A destra sorsero i Nar e i golpisti. All'origine anche i giovani dell'Msi erano nel movimento magmatico e confuso del '68. Poi subentrò la scelta d'ordine di Almirante e Caradonna. Fini ha contestato questa scelta che emarginò i giovani missini senza dar loro neanche un ruolo di conservazione culturale e politica seria e profonda. Poi emersero gli odiati anni '80 che liquidarono tutto ciò e per questo e per altro furono anni positivi. In sostanza il '68 espresse il massimo della contraddittorietà: fu libertario e autoritario, libertino-trasgressivo ma poi diede vita a gruppi terroristi, liberatorio di energie intellettuali ma anche creatore di un nuovo conformismo. Nelle aziende si passò da un eccesso di autoritarismo padronale, tipico degli anno '50-'60, a una contestazione permanente che, ad esempio, rese molte fabbriche, in primo luogo Mirafiori, ingestibili e ingovernabili.

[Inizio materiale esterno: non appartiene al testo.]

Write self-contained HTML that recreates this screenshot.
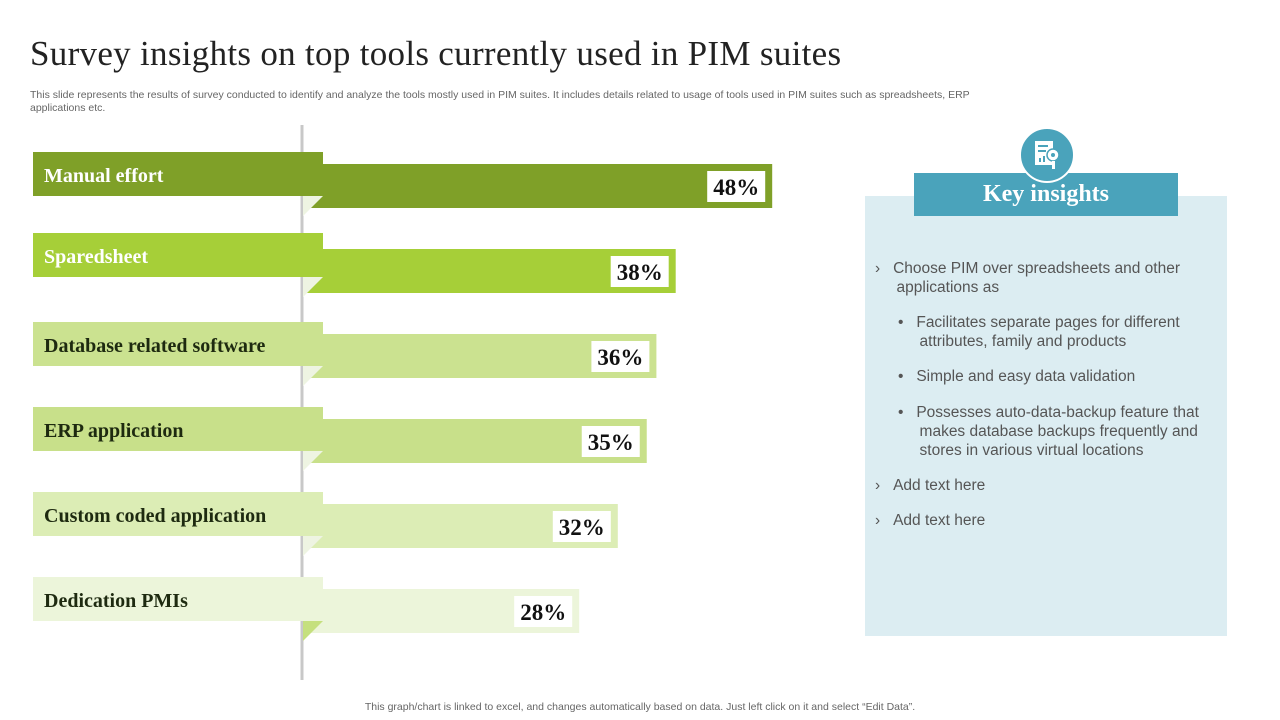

Insomma, a nostro avviso, il «'68 lungo» in Italia prima ha rappresentato un fattore di liberazione e in una seconda fase una causa di crisi, di scontro.
Un'ultima osservazione. A conferma che in Italia tutti i ruoli sono intercambiabili, da anni una parte dei «sessantottini» - specie quelli provenienti da Lotta continua - controlla i media, le tv, i grandi quotidiani ecc.

e in certi momenti e in certe occasioni (vedi il caso Sofri) si muove come una lobby potentissima. Anche in questo caso emerge un bel paradosso: una parte dei contestatori di ieri, oggi sono manager della comunicazione dei poteri forti, vedi, in primo luogo, la Rcs.